As I have traveled, it is not unusual to run into “mission experts” that challenge the concept and say “it will never work.” Yet, it has worked in our case, and recently in completing my Doctor of Ministry at Columbia International University and Seminary I had the opportunity to survey and interview other churches that have also had great success with this approach. (This is on file in the library at C.I.U. in my dissertation entitled, Equipped to Engage: A Study of How SBC Churches Have BeenEquipped to Engage Unreached and Unengaged Unreached People Groups.)
So this morning I was thinking, Paul wasn’t commissioned by a mission board or agency. As far as I know he received little if any cross-cultural training for the task.He was called by God, and set apart by the church in Antioch. I am not sure he fit the bill at all of our concept of a missionary. He was more like an itinerant evangelist in some ways. He traveled from place to place, staying long enough to equip the churches he planted and move on. He stayed longer in Ephesus than anywhere. So did he do it wrong?

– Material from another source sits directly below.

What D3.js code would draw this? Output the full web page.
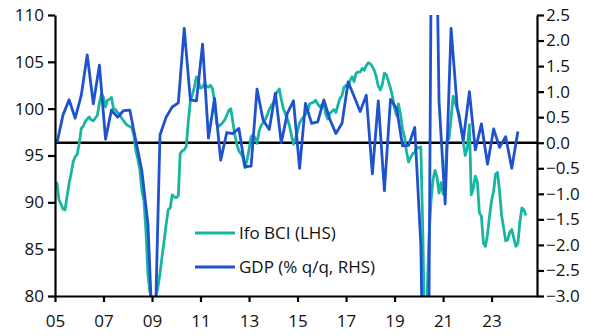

There is often debate among missiologists about whether missions should embrace a representational model like Paul, or an incarnational model like Jesus. What if we embrace a Holy Spirit empowered method that recognizes the value of diversity in methodology? With over 3600 people groups still unengaged (have no access to the Gospel), we need to challenge more churches to become more than “mission-minded”. Considering there are more than 42,000 Southern Baptist Churches, and less than 200 that have taken on paradigm of the church serving as the missionary, I think we can do better.